I have a bi-fold cabinet full overlay door for which I need a left-opening mechanism (slide or arm). Door is ~17" total, each side is 8.5". I can't seem to locate anything. It's not a corner cabinet it's flat but in a tight space and needs to be accessed from the right side. So I built bi-fold doors expecting to find a good mechanism for it -- I have the SFD-3L-L Self Folding Door Mechanism from Sagatsune but the doors are too narrow for its use. Ideas?


----------



## John Smith_inFL (Jul 4, 2018)

welcome to the forum, Travis.
what part of the world do you hail from ?
posting photos of your issues and concerns will get you
the most accurate responses.

.

.


----------



## GeorgeC (Jul 30, 2008)

I have a cabinet with 2 bifold doors. Each side about dimension of yours.


I do not understand this statement "left-opening mechanism (slide or arm)." There is nothing like that on these doors. Each side just hinges.


George


----------



## phaelax (Dec 24, 2018)

I'm also confused, as a bi-folding door just has a set of hinges. A photo might help us understand.


----------



## mmwood_1 (Oct 24, 2007)

First thing is, never build doors for something like bi-fold hardware without having the hardware in hand and testing it on a scrap to determine the exact fit. Been there, done that. Even the specs that come with some of that hardware are wrong and don't fit as claimed.
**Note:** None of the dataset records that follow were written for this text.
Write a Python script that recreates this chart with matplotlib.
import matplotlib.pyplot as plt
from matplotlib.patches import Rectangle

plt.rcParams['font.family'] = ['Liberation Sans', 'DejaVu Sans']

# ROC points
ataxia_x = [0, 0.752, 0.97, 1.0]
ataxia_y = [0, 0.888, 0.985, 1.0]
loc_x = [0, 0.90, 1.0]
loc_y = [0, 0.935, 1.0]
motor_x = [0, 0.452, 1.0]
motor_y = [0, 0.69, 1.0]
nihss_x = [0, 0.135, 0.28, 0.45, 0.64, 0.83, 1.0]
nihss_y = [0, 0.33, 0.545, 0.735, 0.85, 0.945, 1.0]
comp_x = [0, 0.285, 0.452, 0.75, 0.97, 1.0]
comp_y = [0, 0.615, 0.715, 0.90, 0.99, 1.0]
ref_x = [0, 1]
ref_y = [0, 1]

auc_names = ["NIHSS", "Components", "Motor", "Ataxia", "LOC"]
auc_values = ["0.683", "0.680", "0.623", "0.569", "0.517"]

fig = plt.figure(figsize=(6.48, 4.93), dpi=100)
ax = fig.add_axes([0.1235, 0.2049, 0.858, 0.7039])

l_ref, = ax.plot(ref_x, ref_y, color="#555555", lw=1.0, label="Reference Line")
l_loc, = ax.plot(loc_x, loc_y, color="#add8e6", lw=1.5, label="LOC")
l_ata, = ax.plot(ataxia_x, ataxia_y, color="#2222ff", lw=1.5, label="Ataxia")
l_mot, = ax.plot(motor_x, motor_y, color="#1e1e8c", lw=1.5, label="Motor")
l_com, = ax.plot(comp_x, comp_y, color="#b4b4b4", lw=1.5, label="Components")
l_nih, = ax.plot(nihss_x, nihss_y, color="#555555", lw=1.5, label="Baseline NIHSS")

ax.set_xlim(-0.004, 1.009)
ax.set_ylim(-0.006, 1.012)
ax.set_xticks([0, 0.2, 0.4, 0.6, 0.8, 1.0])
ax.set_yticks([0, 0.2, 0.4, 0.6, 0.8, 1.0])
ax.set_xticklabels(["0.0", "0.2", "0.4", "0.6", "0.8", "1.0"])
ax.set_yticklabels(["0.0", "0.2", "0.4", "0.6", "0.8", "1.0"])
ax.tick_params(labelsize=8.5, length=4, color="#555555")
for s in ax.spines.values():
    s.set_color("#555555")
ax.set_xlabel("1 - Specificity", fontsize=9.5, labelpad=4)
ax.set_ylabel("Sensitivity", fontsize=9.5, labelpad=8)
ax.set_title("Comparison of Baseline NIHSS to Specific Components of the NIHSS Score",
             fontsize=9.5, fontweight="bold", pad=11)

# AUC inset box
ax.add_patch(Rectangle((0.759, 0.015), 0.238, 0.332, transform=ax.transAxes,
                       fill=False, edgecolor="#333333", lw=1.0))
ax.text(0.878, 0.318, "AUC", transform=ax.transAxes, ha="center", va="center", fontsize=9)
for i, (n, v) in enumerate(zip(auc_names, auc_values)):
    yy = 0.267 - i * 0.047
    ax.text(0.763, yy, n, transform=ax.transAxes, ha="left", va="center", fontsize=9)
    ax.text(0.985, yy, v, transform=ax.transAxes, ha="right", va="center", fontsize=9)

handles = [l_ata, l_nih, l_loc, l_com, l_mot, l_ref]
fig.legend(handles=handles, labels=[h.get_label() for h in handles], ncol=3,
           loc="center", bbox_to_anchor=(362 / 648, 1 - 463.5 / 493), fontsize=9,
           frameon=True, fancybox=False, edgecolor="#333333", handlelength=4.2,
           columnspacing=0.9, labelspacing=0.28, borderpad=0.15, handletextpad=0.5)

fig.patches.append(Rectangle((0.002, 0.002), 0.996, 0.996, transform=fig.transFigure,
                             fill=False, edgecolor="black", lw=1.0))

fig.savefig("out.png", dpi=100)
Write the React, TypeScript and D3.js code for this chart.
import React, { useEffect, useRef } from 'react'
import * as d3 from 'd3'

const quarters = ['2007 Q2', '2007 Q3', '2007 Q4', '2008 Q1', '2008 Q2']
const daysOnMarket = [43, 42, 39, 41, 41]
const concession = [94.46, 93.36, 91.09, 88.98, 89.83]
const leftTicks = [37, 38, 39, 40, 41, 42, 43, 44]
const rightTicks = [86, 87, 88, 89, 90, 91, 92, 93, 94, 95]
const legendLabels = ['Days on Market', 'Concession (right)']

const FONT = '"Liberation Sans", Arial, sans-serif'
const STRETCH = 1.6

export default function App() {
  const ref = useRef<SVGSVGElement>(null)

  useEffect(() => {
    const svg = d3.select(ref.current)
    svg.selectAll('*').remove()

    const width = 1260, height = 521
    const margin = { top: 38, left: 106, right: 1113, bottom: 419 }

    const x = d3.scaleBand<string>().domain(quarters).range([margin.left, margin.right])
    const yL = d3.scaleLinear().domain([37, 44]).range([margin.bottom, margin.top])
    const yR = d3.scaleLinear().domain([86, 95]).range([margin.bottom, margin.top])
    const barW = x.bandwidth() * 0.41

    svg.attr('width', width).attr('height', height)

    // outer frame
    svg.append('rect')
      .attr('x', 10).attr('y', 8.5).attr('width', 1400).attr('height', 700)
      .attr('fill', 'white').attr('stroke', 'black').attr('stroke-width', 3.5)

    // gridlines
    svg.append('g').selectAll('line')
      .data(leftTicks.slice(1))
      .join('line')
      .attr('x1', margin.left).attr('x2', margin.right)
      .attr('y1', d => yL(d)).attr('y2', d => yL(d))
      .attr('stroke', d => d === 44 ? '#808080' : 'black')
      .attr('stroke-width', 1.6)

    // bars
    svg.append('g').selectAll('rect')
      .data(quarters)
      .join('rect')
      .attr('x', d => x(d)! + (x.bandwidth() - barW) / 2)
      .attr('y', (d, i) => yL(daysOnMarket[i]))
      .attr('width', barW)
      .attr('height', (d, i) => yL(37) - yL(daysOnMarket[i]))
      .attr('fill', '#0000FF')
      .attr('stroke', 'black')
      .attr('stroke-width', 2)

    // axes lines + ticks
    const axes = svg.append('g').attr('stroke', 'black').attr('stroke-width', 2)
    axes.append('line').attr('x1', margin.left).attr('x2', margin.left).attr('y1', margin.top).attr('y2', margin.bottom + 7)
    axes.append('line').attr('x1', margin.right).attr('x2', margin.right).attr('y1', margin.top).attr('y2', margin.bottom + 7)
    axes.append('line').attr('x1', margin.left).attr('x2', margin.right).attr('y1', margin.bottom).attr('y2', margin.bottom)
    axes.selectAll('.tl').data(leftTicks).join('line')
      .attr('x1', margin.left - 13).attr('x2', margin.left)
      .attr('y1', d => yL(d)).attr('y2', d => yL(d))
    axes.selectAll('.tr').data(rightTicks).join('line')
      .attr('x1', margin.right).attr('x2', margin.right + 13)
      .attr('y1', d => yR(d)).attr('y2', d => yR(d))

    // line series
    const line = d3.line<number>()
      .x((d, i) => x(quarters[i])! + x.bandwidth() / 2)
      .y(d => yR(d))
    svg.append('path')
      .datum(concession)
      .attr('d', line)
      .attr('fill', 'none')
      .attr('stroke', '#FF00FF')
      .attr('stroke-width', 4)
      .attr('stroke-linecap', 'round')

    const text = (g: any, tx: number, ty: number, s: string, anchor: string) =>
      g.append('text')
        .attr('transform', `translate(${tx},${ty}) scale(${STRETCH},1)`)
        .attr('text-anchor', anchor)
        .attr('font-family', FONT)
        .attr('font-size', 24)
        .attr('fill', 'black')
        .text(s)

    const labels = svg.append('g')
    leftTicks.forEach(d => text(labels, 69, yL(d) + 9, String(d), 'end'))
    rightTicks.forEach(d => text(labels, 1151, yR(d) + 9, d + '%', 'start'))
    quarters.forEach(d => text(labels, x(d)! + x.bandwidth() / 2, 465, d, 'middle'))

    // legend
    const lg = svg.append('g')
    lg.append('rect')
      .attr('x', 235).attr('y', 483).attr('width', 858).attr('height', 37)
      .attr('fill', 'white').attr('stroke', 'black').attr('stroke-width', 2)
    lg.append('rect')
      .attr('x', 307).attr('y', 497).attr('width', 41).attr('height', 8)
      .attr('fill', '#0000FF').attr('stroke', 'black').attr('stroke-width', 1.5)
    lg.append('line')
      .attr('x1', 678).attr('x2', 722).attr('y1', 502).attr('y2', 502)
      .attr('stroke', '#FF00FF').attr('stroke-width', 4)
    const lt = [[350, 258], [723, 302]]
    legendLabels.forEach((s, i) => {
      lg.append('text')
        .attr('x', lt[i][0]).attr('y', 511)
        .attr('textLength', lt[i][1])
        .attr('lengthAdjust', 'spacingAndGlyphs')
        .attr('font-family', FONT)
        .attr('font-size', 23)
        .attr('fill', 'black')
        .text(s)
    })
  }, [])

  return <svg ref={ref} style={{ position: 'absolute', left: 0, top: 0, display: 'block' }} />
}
You get the hardware first, then you make the pieces to work with the hardware. 



The other option is to modify the hardware, which I have also done plenty of when the hardware didn't work or fit quite how I wanted it to, or simply wasn't any available to do what I needed.


Beyond that, I can't help you since I really don't know what your issue is from your vague post and lack of pictures.


----------



## GeorgeC (Jul 30, 2008)

This poster is long gone.


George


----------